Should you throw a baby “sprinkle” for your second child?

Should you throw a baby "sprinkle" for your second child?

Many women on their second child are asking for a scaled down baby “sprinkle” instead of a more elaborate baby shower. Find out why a baby sprinkle might make sense for you and how to throw one.

What’s a baby sprinkle?

The term “baby sprinkle” is used to describe a baby shower that is less intensive, expensive and stressful than a baby shower thrown for a first child. Many women find that they would like to make less of a fuss over their second pregnancy. After all, they likely received many pricey items their first time around, they are more certain about their parenting skills, and they will be having the party in the midst of caring for one young child while being pregnant with another.

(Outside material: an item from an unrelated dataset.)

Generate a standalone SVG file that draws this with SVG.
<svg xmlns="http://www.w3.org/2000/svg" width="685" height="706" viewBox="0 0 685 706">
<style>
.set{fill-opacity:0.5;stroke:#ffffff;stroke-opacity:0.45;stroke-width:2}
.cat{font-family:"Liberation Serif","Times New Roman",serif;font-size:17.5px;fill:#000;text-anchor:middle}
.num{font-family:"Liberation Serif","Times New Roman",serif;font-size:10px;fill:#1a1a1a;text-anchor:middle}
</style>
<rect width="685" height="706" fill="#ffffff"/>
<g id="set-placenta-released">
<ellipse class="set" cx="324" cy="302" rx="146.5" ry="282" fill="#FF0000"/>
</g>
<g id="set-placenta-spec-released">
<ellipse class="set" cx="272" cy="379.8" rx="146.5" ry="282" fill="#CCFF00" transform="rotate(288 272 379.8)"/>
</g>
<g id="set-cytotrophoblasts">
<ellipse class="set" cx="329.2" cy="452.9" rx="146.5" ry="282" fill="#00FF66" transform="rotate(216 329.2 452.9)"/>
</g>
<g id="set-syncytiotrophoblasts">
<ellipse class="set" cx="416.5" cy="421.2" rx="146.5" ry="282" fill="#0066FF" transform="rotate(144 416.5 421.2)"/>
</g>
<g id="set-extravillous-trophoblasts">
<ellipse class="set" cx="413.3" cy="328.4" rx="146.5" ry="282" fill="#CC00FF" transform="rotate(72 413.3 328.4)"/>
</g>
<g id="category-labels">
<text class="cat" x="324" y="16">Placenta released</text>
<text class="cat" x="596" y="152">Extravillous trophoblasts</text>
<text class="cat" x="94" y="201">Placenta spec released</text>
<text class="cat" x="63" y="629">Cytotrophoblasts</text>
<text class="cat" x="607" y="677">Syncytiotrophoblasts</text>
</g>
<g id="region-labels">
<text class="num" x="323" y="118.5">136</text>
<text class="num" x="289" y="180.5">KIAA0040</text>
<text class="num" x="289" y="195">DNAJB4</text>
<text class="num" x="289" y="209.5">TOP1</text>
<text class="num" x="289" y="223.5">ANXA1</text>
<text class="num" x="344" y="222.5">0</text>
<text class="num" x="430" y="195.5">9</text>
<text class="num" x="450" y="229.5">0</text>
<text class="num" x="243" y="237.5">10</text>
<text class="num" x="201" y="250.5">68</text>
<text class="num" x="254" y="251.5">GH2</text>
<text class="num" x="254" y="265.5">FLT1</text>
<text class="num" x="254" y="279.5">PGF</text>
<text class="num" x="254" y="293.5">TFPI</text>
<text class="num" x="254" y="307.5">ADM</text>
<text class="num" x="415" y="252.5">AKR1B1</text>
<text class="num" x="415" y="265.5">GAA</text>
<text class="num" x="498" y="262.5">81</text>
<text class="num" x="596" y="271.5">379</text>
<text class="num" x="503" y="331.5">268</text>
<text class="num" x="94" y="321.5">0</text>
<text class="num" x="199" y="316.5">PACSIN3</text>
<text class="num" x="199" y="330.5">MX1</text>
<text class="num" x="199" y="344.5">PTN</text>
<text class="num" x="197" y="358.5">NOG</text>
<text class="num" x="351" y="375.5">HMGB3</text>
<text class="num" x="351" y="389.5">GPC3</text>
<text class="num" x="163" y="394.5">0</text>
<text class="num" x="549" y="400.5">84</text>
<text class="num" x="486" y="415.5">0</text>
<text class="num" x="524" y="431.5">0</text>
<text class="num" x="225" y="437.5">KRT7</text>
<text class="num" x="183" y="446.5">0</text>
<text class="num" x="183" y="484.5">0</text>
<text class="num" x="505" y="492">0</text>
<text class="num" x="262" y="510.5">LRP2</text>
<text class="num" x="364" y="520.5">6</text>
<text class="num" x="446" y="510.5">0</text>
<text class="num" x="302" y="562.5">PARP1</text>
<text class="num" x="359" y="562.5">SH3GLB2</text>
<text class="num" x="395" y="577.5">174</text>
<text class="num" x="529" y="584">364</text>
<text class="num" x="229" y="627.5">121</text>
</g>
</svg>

Many parents-to-be welcome the more low-key nature of the baby sprinkle, which usually features fewer guests and less elaborate festivities. And so do guests, who save money attending a baby sprinkle instead of an over-the-top baby shower.

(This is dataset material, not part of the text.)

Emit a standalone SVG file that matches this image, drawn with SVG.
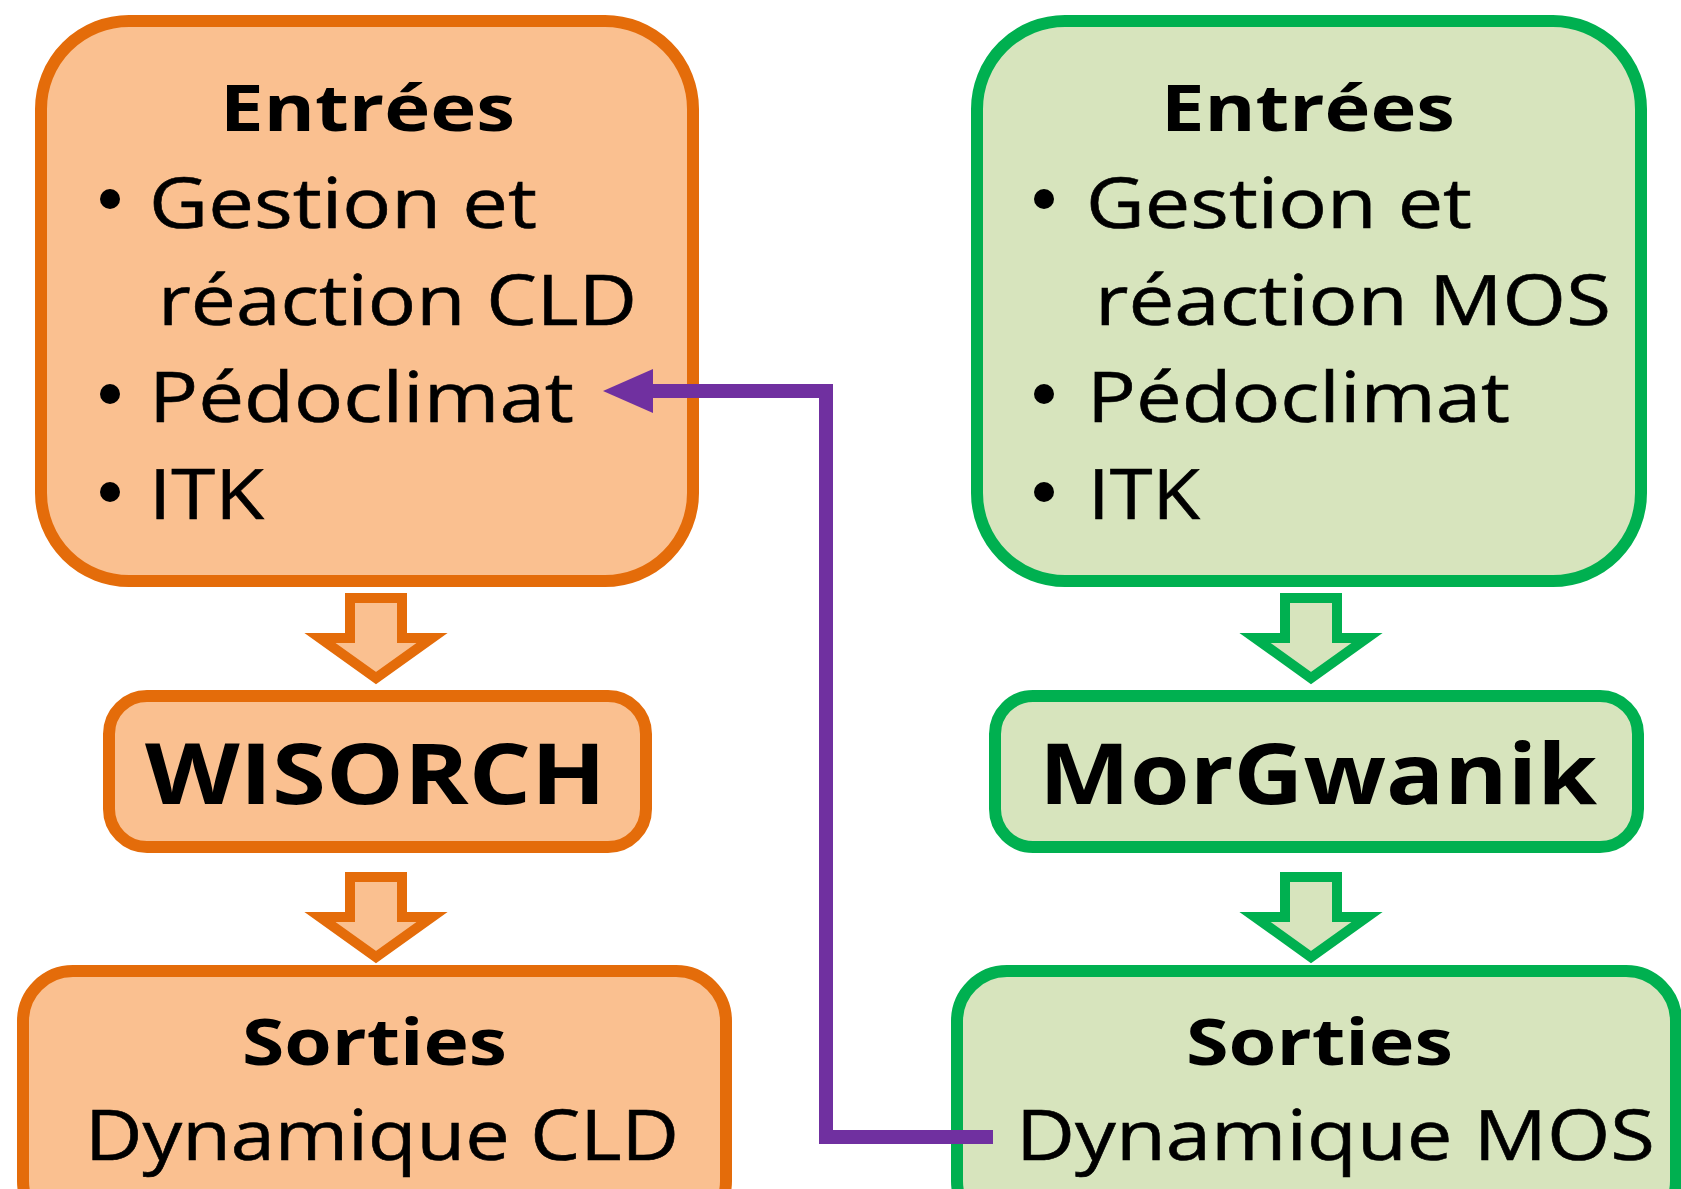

How to throw a baby sprinkle

So your friend has requested a sprinkle instead of a shower. Here’s how to throw the party:

Invite fewer guests. Remember your friend’s first party, the one with 100 cooing guests? Put that lavish entertainment in the past and make a baby sprinkle more intimate by only inviting close friends and family.

Go co-ed. Instead of kicking men out at the door, consider inviting them to the baby sprinkle. This can ensure a more low-key gathering that’s focused on socialization rather than trading tips and advice on how to be a new mom.

Reduce the gifts. Depending on the economic status and baby-readiness of the mom-to-be, she may decide to refuse gifts altogether. If she does need a few supplies, consider a baby registry, holding a diaper lottery, requesting that friends bring used baby clothes for a clothing swap, or shifting the focus from gifts to cash that can help the second-time parents buy the baby essentials that they’re familiar with.

Scale down. Forget the ritzy decorations and manic party games. A sprinkle is quieter and less expensive than a first-time baby shower; however, that doesn’t mean it has to be less meaningful. Consider inexpensive, less flashy ways to welcome the new baby, such as having attendees sign wishes for the baby’s future in an heirloom book or asking guests what they admire about the couple’s current parenting style.